-- What is asked --
Show every line of the records below that contains the word "with".

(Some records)
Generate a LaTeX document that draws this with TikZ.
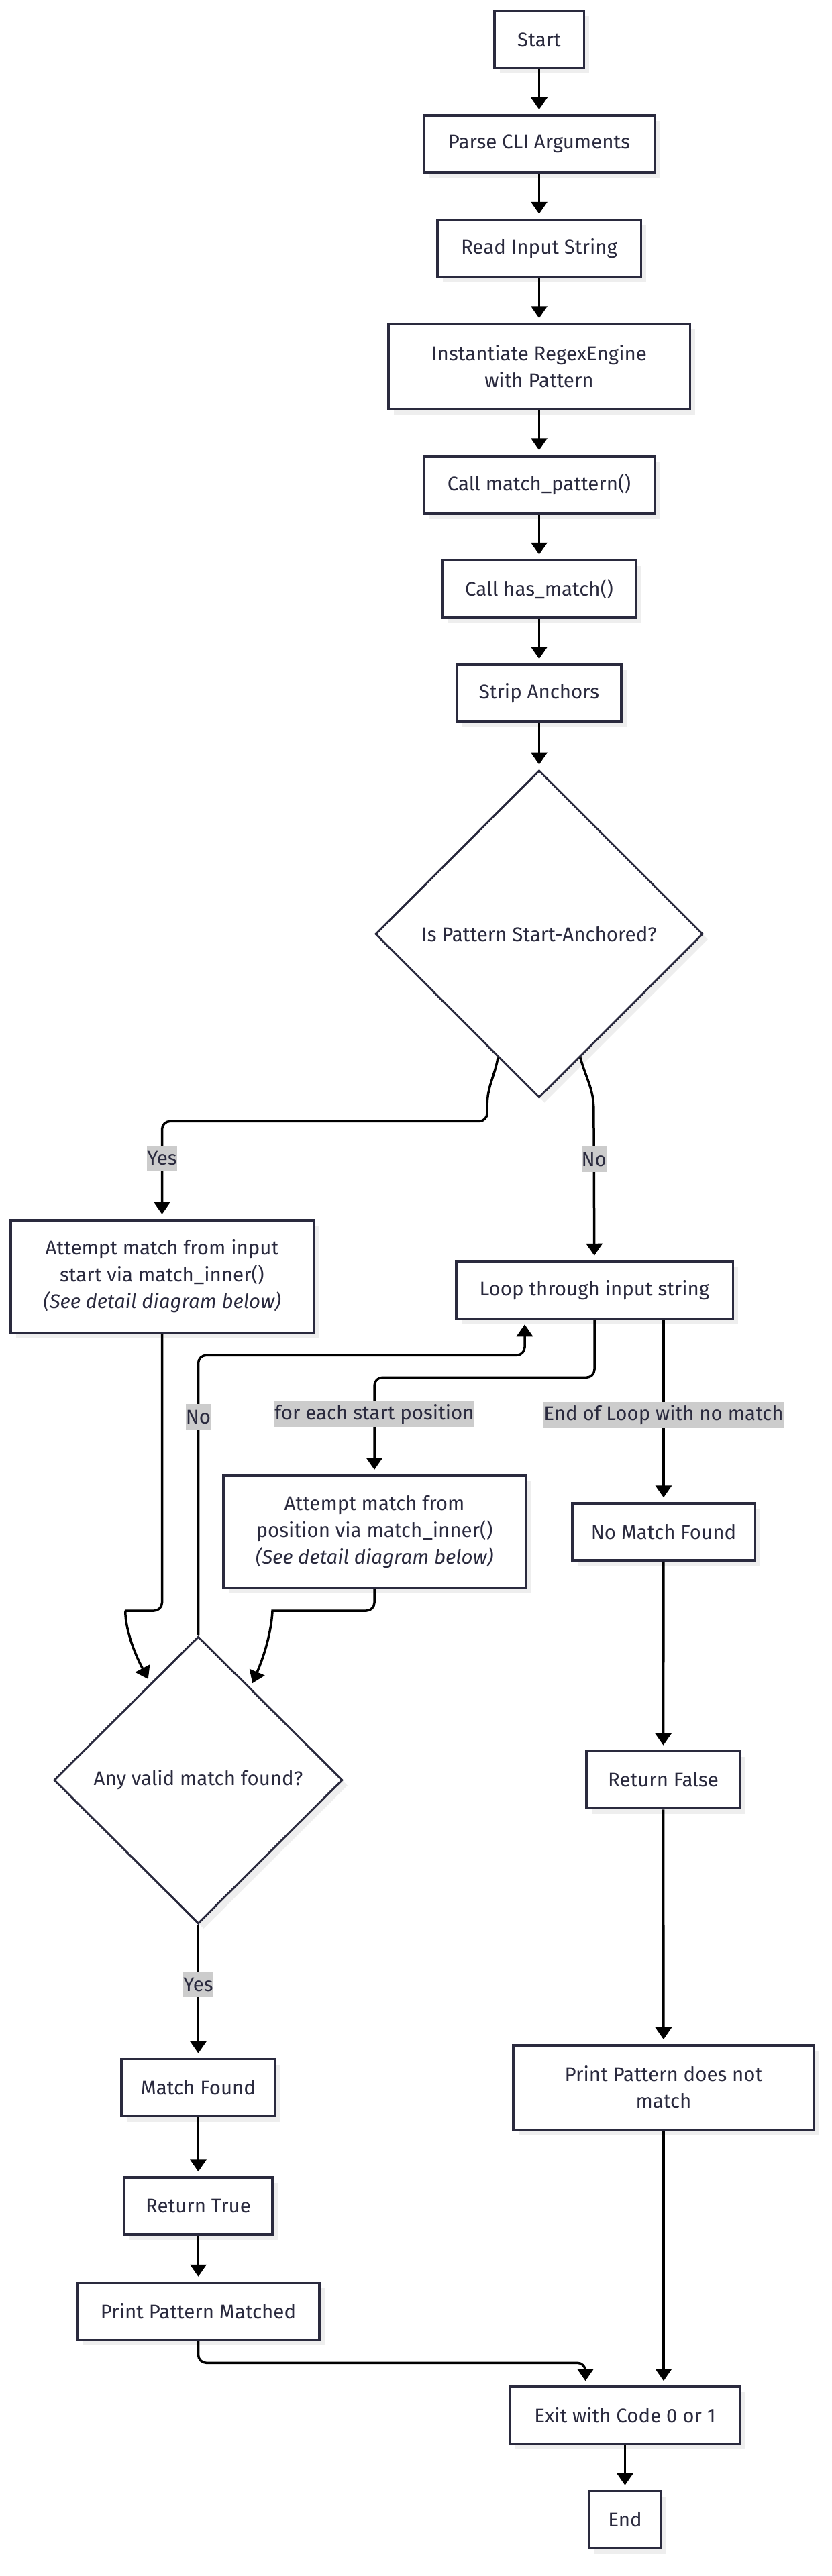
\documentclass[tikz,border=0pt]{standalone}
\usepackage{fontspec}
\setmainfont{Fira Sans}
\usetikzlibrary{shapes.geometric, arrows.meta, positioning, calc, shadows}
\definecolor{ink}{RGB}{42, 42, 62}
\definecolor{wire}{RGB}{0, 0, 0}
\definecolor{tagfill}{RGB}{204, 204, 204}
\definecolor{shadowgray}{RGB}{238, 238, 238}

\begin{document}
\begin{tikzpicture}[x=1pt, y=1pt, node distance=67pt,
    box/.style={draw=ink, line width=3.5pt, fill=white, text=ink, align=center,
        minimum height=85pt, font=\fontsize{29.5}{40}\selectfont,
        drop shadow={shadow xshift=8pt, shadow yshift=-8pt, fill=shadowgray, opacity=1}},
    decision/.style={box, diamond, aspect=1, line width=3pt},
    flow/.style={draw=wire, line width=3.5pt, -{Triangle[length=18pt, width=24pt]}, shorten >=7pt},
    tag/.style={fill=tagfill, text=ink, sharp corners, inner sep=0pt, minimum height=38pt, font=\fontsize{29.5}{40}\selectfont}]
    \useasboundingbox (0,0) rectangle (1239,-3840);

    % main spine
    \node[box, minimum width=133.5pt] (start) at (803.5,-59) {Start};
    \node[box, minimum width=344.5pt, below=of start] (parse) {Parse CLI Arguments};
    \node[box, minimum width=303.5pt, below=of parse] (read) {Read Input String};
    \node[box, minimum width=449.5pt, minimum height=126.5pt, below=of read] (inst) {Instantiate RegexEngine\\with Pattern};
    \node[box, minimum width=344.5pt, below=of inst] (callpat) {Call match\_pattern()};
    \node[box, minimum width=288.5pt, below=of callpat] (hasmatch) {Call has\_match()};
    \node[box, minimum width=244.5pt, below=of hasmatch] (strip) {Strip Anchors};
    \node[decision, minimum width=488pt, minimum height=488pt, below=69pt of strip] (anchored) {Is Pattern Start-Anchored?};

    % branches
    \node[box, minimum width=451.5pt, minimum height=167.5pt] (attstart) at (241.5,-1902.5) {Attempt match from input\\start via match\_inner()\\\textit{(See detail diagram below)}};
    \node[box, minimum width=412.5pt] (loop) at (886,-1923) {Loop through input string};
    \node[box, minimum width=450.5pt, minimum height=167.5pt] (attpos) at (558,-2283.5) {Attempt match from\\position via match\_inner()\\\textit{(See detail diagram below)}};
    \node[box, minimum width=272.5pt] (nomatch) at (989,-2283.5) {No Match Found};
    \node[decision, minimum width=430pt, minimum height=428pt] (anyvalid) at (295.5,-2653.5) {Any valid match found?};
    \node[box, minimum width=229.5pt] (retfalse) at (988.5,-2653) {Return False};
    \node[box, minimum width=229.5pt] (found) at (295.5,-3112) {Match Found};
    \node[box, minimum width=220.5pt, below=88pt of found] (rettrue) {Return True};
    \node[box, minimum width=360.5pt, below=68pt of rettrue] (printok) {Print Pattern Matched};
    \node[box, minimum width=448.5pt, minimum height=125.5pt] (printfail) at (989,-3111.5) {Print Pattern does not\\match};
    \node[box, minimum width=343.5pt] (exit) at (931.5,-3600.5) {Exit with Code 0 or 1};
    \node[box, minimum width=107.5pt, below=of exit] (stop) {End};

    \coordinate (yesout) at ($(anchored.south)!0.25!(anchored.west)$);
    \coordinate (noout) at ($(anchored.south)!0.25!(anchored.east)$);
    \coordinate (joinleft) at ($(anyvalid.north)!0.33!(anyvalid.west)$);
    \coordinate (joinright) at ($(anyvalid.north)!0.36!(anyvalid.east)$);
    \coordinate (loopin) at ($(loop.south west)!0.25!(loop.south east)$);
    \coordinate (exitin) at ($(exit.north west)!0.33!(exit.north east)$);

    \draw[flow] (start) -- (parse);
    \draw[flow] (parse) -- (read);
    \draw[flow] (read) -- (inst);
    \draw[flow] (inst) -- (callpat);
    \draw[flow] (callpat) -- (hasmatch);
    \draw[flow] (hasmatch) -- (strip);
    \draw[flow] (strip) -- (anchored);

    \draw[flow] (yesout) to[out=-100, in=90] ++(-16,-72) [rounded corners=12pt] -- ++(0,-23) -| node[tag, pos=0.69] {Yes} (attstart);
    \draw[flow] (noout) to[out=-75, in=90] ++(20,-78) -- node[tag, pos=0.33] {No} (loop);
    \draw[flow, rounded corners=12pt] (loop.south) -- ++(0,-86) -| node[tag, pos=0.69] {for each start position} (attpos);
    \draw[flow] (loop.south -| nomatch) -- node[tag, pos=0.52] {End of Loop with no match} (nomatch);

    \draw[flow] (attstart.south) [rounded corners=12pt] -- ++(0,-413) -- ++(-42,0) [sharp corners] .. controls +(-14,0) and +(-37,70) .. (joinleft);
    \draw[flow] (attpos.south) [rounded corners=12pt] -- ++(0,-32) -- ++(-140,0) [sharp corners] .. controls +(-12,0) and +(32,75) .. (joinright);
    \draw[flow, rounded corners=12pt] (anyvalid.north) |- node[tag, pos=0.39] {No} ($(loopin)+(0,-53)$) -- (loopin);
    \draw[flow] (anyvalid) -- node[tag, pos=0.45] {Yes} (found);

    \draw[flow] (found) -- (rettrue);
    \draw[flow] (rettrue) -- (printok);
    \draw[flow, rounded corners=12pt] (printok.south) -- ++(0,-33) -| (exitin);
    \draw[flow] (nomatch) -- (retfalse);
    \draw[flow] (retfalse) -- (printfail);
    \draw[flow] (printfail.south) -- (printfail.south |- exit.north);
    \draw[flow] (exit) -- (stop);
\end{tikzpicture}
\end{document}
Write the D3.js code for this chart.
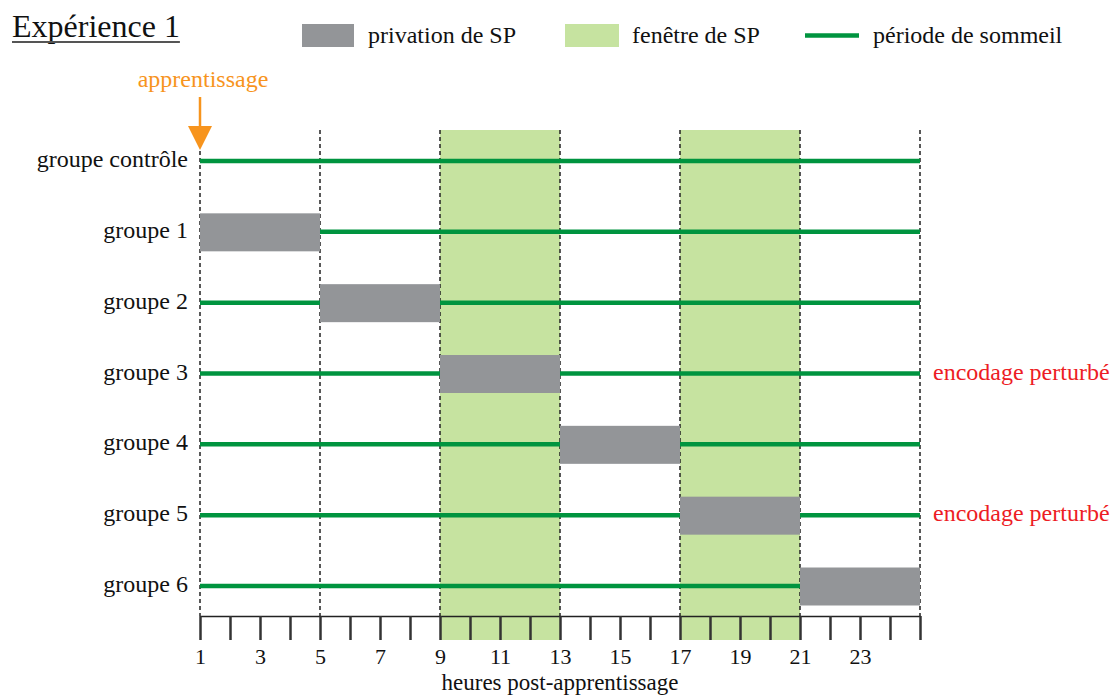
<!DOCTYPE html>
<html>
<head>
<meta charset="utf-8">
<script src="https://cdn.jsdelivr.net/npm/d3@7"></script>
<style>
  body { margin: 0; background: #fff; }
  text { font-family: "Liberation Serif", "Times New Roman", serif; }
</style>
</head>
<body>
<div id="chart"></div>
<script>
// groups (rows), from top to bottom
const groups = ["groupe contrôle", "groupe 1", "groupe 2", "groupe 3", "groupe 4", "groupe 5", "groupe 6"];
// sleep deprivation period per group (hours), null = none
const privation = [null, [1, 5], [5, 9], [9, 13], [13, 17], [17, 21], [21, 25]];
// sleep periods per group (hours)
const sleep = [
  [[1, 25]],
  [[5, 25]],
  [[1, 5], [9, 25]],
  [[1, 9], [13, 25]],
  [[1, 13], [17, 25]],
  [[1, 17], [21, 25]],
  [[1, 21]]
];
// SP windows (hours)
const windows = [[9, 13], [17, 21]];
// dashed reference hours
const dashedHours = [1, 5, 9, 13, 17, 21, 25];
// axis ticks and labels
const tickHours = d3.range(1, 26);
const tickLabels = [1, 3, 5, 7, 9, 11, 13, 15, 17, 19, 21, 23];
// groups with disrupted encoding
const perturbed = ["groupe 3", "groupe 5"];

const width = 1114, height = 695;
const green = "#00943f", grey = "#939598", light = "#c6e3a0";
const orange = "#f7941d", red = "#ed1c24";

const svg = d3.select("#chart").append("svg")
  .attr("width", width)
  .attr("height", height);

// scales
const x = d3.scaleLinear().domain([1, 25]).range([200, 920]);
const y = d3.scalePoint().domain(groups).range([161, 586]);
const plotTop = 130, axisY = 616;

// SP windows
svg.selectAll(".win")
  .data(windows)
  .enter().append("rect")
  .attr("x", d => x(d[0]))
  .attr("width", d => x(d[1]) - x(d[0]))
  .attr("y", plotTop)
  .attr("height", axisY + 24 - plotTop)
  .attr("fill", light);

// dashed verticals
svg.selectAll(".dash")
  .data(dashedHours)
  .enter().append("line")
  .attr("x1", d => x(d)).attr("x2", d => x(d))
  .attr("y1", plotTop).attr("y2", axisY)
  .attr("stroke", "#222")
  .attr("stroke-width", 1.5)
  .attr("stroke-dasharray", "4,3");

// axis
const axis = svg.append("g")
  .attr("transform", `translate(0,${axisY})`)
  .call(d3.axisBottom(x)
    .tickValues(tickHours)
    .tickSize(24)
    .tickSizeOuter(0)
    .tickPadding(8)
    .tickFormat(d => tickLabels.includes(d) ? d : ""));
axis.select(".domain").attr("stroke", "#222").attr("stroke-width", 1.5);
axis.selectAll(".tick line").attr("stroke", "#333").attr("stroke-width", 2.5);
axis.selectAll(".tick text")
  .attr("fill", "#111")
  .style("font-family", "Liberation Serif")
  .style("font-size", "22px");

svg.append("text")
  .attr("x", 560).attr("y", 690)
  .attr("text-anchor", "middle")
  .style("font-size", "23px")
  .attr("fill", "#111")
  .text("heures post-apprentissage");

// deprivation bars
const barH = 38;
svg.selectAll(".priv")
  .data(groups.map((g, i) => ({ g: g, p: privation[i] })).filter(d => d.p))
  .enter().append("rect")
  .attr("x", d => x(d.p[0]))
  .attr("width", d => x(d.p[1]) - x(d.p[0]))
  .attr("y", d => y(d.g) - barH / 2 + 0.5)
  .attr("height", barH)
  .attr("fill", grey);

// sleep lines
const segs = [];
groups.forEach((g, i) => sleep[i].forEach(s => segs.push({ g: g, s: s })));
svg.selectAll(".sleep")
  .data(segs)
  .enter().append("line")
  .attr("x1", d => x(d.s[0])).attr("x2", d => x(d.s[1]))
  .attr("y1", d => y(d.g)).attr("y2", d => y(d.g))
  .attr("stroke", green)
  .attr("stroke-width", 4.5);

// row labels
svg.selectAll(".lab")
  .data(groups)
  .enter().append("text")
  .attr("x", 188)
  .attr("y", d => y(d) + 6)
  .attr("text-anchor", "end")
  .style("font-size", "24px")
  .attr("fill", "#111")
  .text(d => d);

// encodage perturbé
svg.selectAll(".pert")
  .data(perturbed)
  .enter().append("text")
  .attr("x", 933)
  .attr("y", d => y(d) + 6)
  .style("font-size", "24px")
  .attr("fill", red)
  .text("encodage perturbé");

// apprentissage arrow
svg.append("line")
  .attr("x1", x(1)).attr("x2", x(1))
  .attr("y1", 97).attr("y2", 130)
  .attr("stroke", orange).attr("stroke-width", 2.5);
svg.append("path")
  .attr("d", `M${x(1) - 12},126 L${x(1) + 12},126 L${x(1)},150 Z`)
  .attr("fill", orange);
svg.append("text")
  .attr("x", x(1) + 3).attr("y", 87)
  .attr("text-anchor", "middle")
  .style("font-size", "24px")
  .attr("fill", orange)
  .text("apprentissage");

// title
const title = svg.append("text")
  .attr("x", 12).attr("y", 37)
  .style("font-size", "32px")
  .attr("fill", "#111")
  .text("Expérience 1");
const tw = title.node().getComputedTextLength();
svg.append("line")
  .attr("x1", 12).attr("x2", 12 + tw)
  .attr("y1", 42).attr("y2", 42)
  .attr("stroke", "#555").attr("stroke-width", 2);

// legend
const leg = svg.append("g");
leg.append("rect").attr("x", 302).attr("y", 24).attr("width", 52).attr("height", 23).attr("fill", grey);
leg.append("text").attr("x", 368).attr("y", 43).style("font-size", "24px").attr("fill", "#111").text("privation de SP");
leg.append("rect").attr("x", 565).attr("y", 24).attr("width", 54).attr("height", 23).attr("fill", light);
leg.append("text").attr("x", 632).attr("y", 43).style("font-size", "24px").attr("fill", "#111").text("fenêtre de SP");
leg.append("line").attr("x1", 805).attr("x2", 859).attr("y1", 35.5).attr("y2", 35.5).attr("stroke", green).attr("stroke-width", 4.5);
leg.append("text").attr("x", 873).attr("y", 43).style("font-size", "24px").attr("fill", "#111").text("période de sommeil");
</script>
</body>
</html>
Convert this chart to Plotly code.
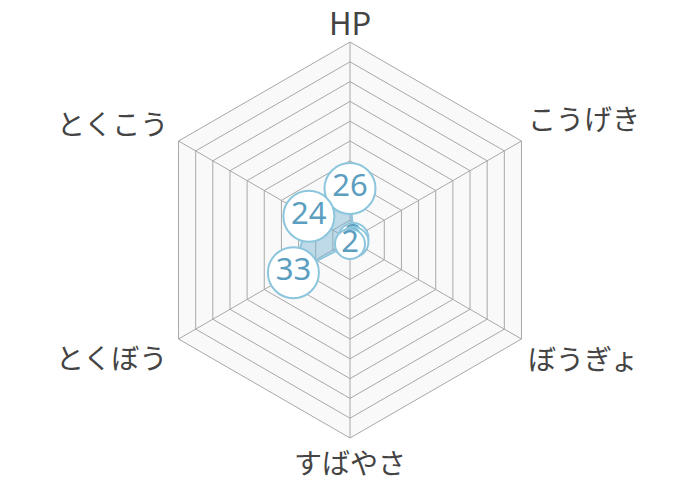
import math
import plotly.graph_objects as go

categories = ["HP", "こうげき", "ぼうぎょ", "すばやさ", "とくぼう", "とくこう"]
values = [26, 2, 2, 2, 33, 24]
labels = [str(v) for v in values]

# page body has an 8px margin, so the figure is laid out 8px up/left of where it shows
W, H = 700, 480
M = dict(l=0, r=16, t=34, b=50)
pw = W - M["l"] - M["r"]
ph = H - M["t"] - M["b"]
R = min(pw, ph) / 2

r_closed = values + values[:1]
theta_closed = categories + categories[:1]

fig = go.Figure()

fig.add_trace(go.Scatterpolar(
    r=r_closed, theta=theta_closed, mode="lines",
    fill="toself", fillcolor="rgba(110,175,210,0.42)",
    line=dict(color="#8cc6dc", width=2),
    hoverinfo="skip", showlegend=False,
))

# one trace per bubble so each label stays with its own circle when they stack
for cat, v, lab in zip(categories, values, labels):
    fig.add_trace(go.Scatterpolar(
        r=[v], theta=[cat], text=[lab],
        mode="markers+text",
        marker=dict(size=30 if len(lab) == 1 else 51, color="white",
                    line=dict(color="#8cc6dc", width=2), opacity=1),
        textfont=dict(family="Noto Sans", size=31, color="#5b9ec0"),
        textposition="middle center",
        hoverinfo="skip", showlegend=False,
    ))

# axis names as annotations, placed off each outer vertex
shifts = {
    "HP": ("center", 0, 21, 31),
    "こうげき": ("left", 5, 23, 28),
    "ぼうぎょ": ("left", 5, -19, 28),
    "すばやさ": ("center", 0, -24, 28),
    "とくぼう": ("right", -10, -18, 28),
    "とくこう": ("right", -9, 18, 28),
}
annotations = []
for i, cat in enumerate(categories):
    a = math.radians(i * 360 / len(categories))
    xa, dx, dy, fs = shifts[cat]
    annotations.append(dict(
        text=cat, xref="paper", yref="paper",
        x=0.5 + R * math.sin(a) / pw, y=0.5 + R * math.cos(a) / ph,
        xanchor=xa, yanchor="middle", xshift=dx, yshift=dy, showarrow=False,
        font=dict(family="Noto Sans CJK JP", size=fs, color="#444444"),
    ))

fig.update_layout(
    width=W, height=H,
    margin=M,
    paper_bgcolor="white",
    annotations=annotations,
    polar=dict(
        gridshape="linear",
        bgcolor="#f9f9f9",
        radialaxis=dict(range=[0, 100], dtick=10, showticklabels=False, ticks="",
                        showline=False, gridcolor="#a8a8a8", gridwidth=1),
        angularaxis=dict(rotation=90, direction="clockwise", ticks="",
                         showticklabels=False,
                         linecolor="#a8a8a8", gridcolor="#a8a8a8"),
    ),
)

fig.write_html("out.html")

-- Right answer --
Generate a LaTeX document that draws this with TikZ.
    \node[box, minimum width=449.5pt, minimum height=126.5pt, below=of read] (inst) {Instantiate RegexEngine\\with Pattern};
    \node[box, minimum width=343.5pt] (exit) at (931.5,-3600.5) {Exit with Code 0 or 1};
    \draw[flow] (loop.south -| nomatch) -- node[tag, pos=0.52] {End of Loop with no match} (nomatch);
// groups with disrupted encoding
# one trace per bubble so each label stays with its own circle when they stack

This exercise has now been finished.